A stock split occurs when a company increases its share count by issuing new shares to existing shareholders.
After a stock split, you'll own more shares, but the total value of your holding shouldn't change by a meaningful amount. Stock splits don't affect the intrinsic value of a stock or of your holdings.
A company might want to split to make it easier for investors to buy and sell its stock by increasing liquidity , or perhaps for aesthetic and psychological reasons (some investors may be turned off by a high stock price , even though it has nothing to do with valuation.)
For instance, in a 2-for-1 stock split, a company "splits" its shares in half: Each shareholder gets twice as many shares, each of which shares is worth half as much as before.
So what is a 3-for-2 stock split?
3-for-2 splits are less common as other split ratios like 2-for-1, but they're not especially rare, either. After a 3-for-2 stock split, you'll have three shares for every two shares you used to own. The company will increase its share count by half, and its share price should correspondingly decline by approximately one-third. The market value of your holding therefore remains more-or-less the same.
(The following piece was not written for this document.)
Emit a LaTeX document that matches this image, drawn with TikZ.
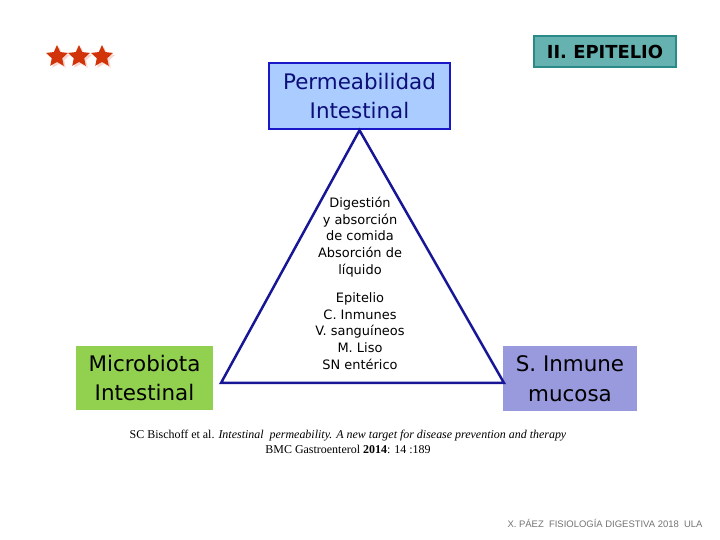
\documentclass[tikz,border=0pt]{standalone}
\usepackage{fontspec}
\setmainfont{DejaVu Sans}
\newfontfamily\citefont{Liberation Serif}
\newfontfamily\footfont{Liberation Sans}
\usepackage{tikz}
\usetikzlibrary{positioning,shapes.geometric}

\definecolor{permfill}{RGB}{170,204,255}
\definecolor{permline}{RGB}{24,24,200}
\definecolor{epifill}{RGB}{102,178,176}
\definecolor{epiline}{RGB}{42,138,136}
\definecolor{microfill}{RGB}{146,208,80}
\definecolor{inmfill}{RGB}{153,153,221}
\definecolor{triline}{RGB}{22,22,150}
\definecolor{starred}{RGB}{208,52,8}

\begin{document}
\begin{tikzpicture}[x=1bp,y=1bp, every node/.style={align=center, inner sep=0pt},
  topic/.style={minimum width=#1, font=\fontsize{21.5}{30}\selectfont},
  starglyph/.style={star, star points=5, star point ratio=2.1, minimum size=23bp, fill=starred},
  starshadow/.style={starglyph, fill=starred!20}]
\useasboundingbox (0,0) rectangle (720,540);

% stars
\foreach \sx in {57,79,102} {
  \node[starshadow] (sh\sx) at (\sx+2,481.5) {};
  \node[starglyph] (st\sx) at (\sx,483.5) {};
}

% boxes
\node[topic=181bp, minimum height=66bp, fill=permfill, draw=permline, line width=2.5pt,
  text=permline!60!black] (perm) at (359.5,444) {Permeabilidad\\Intestinal};
\node[minimum width=142bp, minimum height=31bp, fill=epifill, draw=epiline, line width=2pt,
  font=\bfseries\fontsize{18}{20}\selectfont] (epi) at (605,488.5) {II. EPITELIO};
\node[topic=137bp, minimum height=64bp, fill=microfill] (micro) at (144.5,162) {Microbiota\\Intestinal};
\node[topic=134bp, minimum height=65bp, fill=inmfill] (inm) at (570,161.5) {S. Inmune\\mucosa};

% triangle
\coordinate (apex) at (perm.south);
\coordinate (bl) at (221,157);
\coordinate (br) at (504,157);
\draw[triline, line width=2.5pt, line join=miter] (apex) -- (bl) -- (br) -- cycle;

% inside the triangle
\node[font=\fontsize{13}{16.7}\selectfont] (funcs) at (360,303) {Digestión\\y absorción\\de comida\\Absorción de\\líquido};
\node[font=\fontsize{13}{16.7}\selectfont] (parts) at (360,209) {Epitelio\\C. Inmunes\\V. sanguíneos\\M. Liso\\SN entérico};

% reference
\node[font=\citefont\fontsize{12}{15}\selectfont] (cite) at (348,98) {SC Bischoff et al. \textit{Intestinal\ \ permeability. A new target for disease prevention and therapy}\\BMC Gastroenterol \textbf{2014}: 14 :189};
\node[font=\footfont\fontsize{9.5}{10}\selectfont, text=black!55] (foot) at (605,17) {X. PÁEZ\ \ FISIOLOGÍA DIGESTIVA 2018\ \ ULA};
\end{tikzpicture}
\end{document}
For example, in March 2015, pest-termite-and-rodent-killer Rollins made a 3-for-2 stock split. Its common stock share count rose by one-half from 146 million shares to 219 million shares, and its stock price per share fell by about one-third.
If you owned owned 100 shares at $33.15 per share on March 10, 2015, you would receive 50 new shares. Since Rollins closed at $22.44 the following day, your March 10 $3,315 holding (100 x $33.15) would trade on March 11 for roughly the same amount ($3,321 = 150 x $22.44).